● Your goal:
Restate the whole of the material. Keep every word, and drop the pictures.

● Data extract:
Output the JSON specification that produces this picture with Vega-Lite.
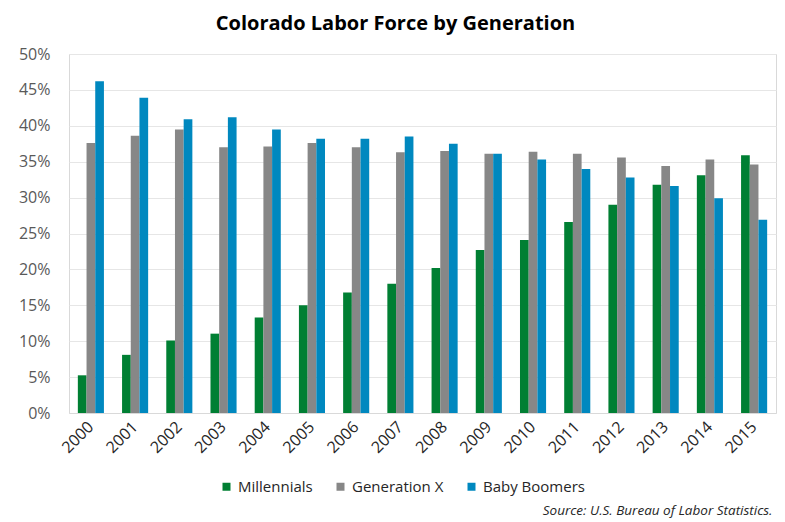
{
  "$schema": "https://vega.github.io/schema/vega-lite/v6.json",
  "width": 707,
  "height": 359,
  "autosize": "none",
  "padding": {"left": 69, "top": 54, "right": 9, "bottom": 109},
  "background": "white",
  "title": {
    "text": "Colorado Labor Force by Generation",
    "font": "Open Sans",
    "fontSize": 20,
    "fontWeight": "bold",
    "color": "#000000",
    "anchor": "middle",
    "dx": -27,
    "offset": 12
  },
  "config": {
    "view": {"stroke": "#D9D9D9", "strokeWidth": 1},
    "font": "Open Sans"
  },
  "data": {
    "values": [
      {"year": "2000", "generation": "Millennials", "value": 0.0525},
      {"year": "2000", "generation": "Generation X", "value": 0.376},
      {"year": "2000", "generation": "Baby Boomers", "value": 0.462},
      {"year": "2001", "generation": "Millennials", "value": 0.081},
      {"year": "2001", "generation": "Generation X", "value": 0.386},
      {"year": "2001", "generation": "Baby Boomers", "value": 0.439},
      {"year": "2002", "generation": "Millennials", "value": 0.101},
      {"year": "2002", "generation": "Generation X", "value": 0.395},
      {"year": "2002", "generation": "Baby Boomers", "value": 0.409},
      {"year": "2003", "generation": "Millennials", "value": 0.1105},
      {"year": "2003", "generation": "Generation X", "value": 0.370},
      {"year": "2003", "generation": "Baby Boomers", "value": 0.412},
      {"year": "2004", "generation": "Millennials", "value": 0.133},
      {"year": "2004", "generation": "Generation X", "value": 0.371},
      {"year": "2004", "generation": "Baby Boomers", "value": 0.395},
      {"year": "2005", "generation": "Millennials", "value": 0.150},
      {"year": "2005", "generation": "Generation X", "value": 0.376},
      {"year": "2005", "generation": "Baby Boomers", "value": 0.382},
      {"year": "2006", "generation": "Millennials", "value": 0.168},
      {"year": "2006", "generation": "Generation X", "value": 0.370},
      {"year": "2006", "generation": "Baby Boomers", "value": 0.382},
      {"year": "2007", "generation": "Millennials", "value": 0.180},
      {"year": "2007", "generation": "Generation X", "value": 0.363},
      {"year": "2007", "generation": "Baby Boomers", "value": 0.385},
      {"year": "2008", "generation": "Millennials", "value": 0.202},
      {"year": "2008", "generation": "Generation X", "value": 0.365},
      {"year": "2008", "generation": "Baby Boomers", "value": 0.375},
      {"year": "2009", "generation": "Millennials", "value": 0.227},
      {"year": "2009", "generation": "Generation X", "value": 0.361},
      {"year": "2009", "generation": "Baby Boomers", "value": 0.361},
      {"year": "2010", "generation": "Millennials", "value": 0.241},
      {"year": "2010", "generation": "Generation X", "value": 0.364},
      {"year": "2010", "generation": "Baby Boomers", "value": 0.353},
      {"year": "2011", "generation": "Millennials", "value": 0.266},
      {"year": "2011", "generation": "Generation X", "value": 0.361},
      {"year": "2011", "generation": "Baby Boomers", "value": 0.340},
      {"year": "2012", "generation": "Millennials", "value": 0.290},
      {"year": "2012", "generation": "Generation X", "value": 0.356},
      {"year": "2012", "generation": "Baby Boomers", "value": 0.328},
      {"year": "2013", "generation": "Millennials", "value": 0.318},
      {"year": "2013", "generation": "Generation X", "value": 0.344},
      {"year": "2013", "generation": "Baby Boomers", "value": 0.316},
      {"year": "2014", "generation": "Millennials", "value": 0.331},
      {"year": "2014", "generation": "Generation X", "value": 0.353},
      {"year": "2014", "generation": "Baby Boomers", "value": 0.299},
      {"year": "2015", "generation": "Millennials", "value": 0.359},
      {"year": "2015", "generation": "Generation X", "value": 0.346},
      {"year": "2015", "generation": "Baby Boomers", "value": 0.269}
    ]
  },
  "mark": {"type": "bar"},
  "encoding": {
    "x": {
      "field": "year",
      "type": "nominal",
      "scale": {"paddingInner": 0.41, "paddingOuter": 0.2},
      "axis": {
        "title": "Source: U.S. Bureau of Labor Statistics.",
        "titleFont": "Open Sans",
        "titleFontSize": 13.5,
        "titleFontStyle": "italic",
        "titleFontWeight": "normal",
        "titleColor": "#262626",
        "titleAnchor": "end",
        "titleAlign": "right",
        "titleBaseline": "middle",
        "titleX": 703,
        "titleY": 97,
        "labelAngle": 315,
        "labelAlign": "right",
        "labelBaseline": "middle",
        "labelFontSize": 16,
        "labelColor": "#262626",
        "labelPadding": 11,
        "domain": true,
        "domainColor": "#D9D9D9",
        "ticks": false
      }
    },
    "xOffset": {
      "field": "generation",
      "type": "nominal",
      "sort": ["Millennials", "Generation X", "Baby Boomers"]
    },
    "y": {
      "field": "value",
      "type": "quantitative",
      "scale": {"domain": [0, 0.5]},
      "axis": {
        "title": null,
        "format": ".0%",
        "values": [0, 0.05, 0.1, 0.15, 0.2, 0.25, 0.3, 0.35, 0.4, 0.45, 0.5],
        "labelFontSize": 16,
        "labelColor": "#595959",
        "labelPadding": 19,
        "domain": false,
        "ticks": false,
        "gridColor": "#E6E6E6",
        "gridWidth": 1
      }
    },
    "color": {
      "field": "generation",
      "type": "nominal",
      "sort": ["Millennials", "Generation X", "Baby Boomers"],
      "scale": {
        "domain": ["Millennials", "Generation X", "Baby Boomers"],
        "range": ["#007F33", "#878787", "#0088BF"]
      },
      "legend": {
        "title": null,
        "orient": "none",
        "direction": "horizontal",
        "legendX": 150,
        "legendY": 425,
        "symbolType": "square",
        "symbolSize": 64,
        "symbolStrokeWidth": 0,
        "labelFontSize": 15,
        "labelColor": "#262626",
        "labelOffset": 4,
        "columnPadding": 20
      }
    }
  }
}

● In response:
Output the JSON specification that produces this picture with Vega-Lite.
{
  "$schema": "https://vega.github.io/schema/vega-lite/v6.json",
  "width": 707,
  "height": 359,
  "autosize": "none",
  "padding": {"left": 69, "top": 54, "right": 9, "bottom": 109},
  "background": "white",
  "title": {
    "text": "Colorado Labor Force by Generation",
    "font": "Open Sans",
    "fontSize": 20,
    "fontWeight": "bold",
    "color": "#000000",
    "anchor": "middle",
    "dx": -27,
    "offset": 12
  },
  "config": {
    "view": {"stroke": "#D9D9D9", "strokeWidth": 1},
    "font": "Open Sans"
  },
  "data": {
    "values": [
      {"year": "2000", "generation": "Millennials", "value": 0.0525},
      {"year": "2000", "generation": "Generation X", "value": 0.376},
      {"year": "2000", "generation": "Baby Boomers", "value": 0.462},
      {"year": "2001", "generation": "Millennials", "value": 0.081},
      {"year": "2001", "generation": "Generation X", "value": 0.386},
      {"year": "2001", "generation": "Baby Boomers", "value": 0.439},
      {"year": "2002", "generation": "Millennials", "value": 0.101},
      {"year": "2002", "generation": "Generation X", "value": 0.395},
      {"year": "2002", "generation": "Baby Boomers", "value": 0.409},
      {"year": "2003", "generation": "Millennials", "value": 0.1105},
      {"year": "2003", "generation": "Generation X", "value": 0.370},
      {"year": "2003", "generation": "Baby Boomers", "value": 0.412},
      {"year": "2004", "generation": "Millennials", "value": 0.133},
      {"year": "2004", "generation": "Generation X", "value": 0.371},
      {"year": "2004", "generation": "Baby Boomers", "value": 0.395},
      {"year": "2005", "generation": "Millennials", "value": 0.150},
      {"year": "2005", "generation": "Generation X", "value": 0.376},
      {"year": "2005", "generation": "Baby Boomers", "value": 0.382},
      {"year": "2006", "generation": "Millennials", "value": 0.168},
      {"year": "2006", "generation": "Generation X", "value": 0.370},
      {"year": "2006", "generation": "Baby Boomers", "value": 0.382},
      {"year": "2007", "generation": "Millennials", "value": 0.180},
      {"year": "2007", "generation": "Generation X", "value": 0.363},
      {"year": "2007", "generation": "Baby Boomers", "value": 0.385},
      {"year": "2008", "generation": "Millennials", "value": 0.202},
      {"year": "2008", "generation": "Generation X", "value": 0.365},
      {"year": "2008", "generation": "Baby Boomers", "value": 0.375},
      {"year": "2009", "generation": "Millennials", "value": 0.227},
      {"year": "2009", "generation": "Generation X", "value": 0.361},
      {"year": "2009", "generation": "Baby Boomers", "value": 0.361},
      {"year": "2010", "generation": "Millennials", "value": 0.241},
      {"year": "2010", "generation": "Generation X", "value": 0.364},
      {"year": "2010", "generation": "Baby Boomers", "value": 0.353},
      {"year": "2011", "generation": "Millennials", "value": 0.266},
      {"year": "2011", "generation": "Generation X", "value": 0.361},
      {"year": "2011", "generation": "Baby Boomers", "value": 0.340},
      {"year": "2012", "generation": "Millennials", "value": 0.290},
      {"year": "2012", "generation": "Generation X", "value": 0.356},
      {"year": "2012", "generation": "Baby Boomers", "value": 0.328},
      {"year": "2013", "generation": "Millennials", "value": 0.318},
      {"year": "2013", "generation": "Generation X", "value": 0.344},
      {"year": "2013", "generation": "Baby Boomers", "value": 0.316},
      {"year": "2014", "generation": "Millennials", "value": 0.331},
      {"year": "2014", "generation": "Generation X", "value": 0.353},
      {"year": "2014", "generation": "Baby Boomers", "value": 0.299},
      {"year": "2015", "generation": "Millennials", "value": 0.359},
      {"year": "2015", "generation": "Generation X", "value": 0.346},
      {"year": "2015", "generation": "Baby Boomers", "value": 0.269}
    ]
  },
  "mark": {"type": "bar"},
  "encoding": {
    "x": {
      "field": "year",
      "type": "nominal",
      "scale": {"paddingInner": 0.41, "paddingOuter": 0.2},
      "axis": {
        "title": "Source: U.S. Bureau of Labor Statistics.",
        "titleFont": "Open Sans",
        "titleFontSize": 13.5,
        "titleFontStyle": "italic",
        "titleFontWeight": "normal",
        "titleColor": "#262626",
        "titleAnchor": "end",
        "titleAlign": "right",
        "titleBaseline": "middle",
        "titleX": 703,
        "titleY": 97,
        "labelAngle": 315,
        "labelAlign": "right",
        "labelBaseline": "middle",
        "labelFontSize": 16,
        "labelColor": "#262626",
        "labelPadding": 11,
        "domain": true,
        "domainColor": "#D9D9D9",
        "ticks": false
      }
    },
    "xOffset": {
      "field": "generation",
      "type": "nominal",
      "sort": ["Millennials", "Generation X", "Baby Boomers"]
    },
    "y": {
      "field": "value",
      "type": "quantitative",
      "scale": {"domain": [0, 0.5]},
      "axis": {
        "title": null,
        "format": ".0%",
        "values": [0, 0.05, 0.1, 0.15, 0.2, 0.25, 0.3, 0.35, 0.4, 0.45, 0.5],
        "labelFontSize": 16,
        "labelColor": "#595959",
        "labelPadding": 19,
        "domain": false,
        "ticks": false,
        "gridColor": "#E6E6E6",
        "gridWidth": 1
      }
    },
    "color": {
      "field": "generation",
      "type": "nominal",
      "sort": ["Millennials", "Generation X", "Baby Boomers"],
      "scale": {
        "domain": ["Millennials", "Generation X", "Baby Boomers"],
        "range": ["#007F33", "#878787", "#0088BF"]
      },
      "legend": {
        "title": null,
        "orient": "none",
        "direction": "horizontal",
        "legendX": 150,
        "legendY": 425,
        "symbolType": "square",
        "symbolSize": 64,
        "symbolStrokeWidth": 0,
        "labelFontSize": 15,
        "labelColor": "#262626",
        "labelOffset": 4,
        "columnPadding": 20
      }
    }
  }
}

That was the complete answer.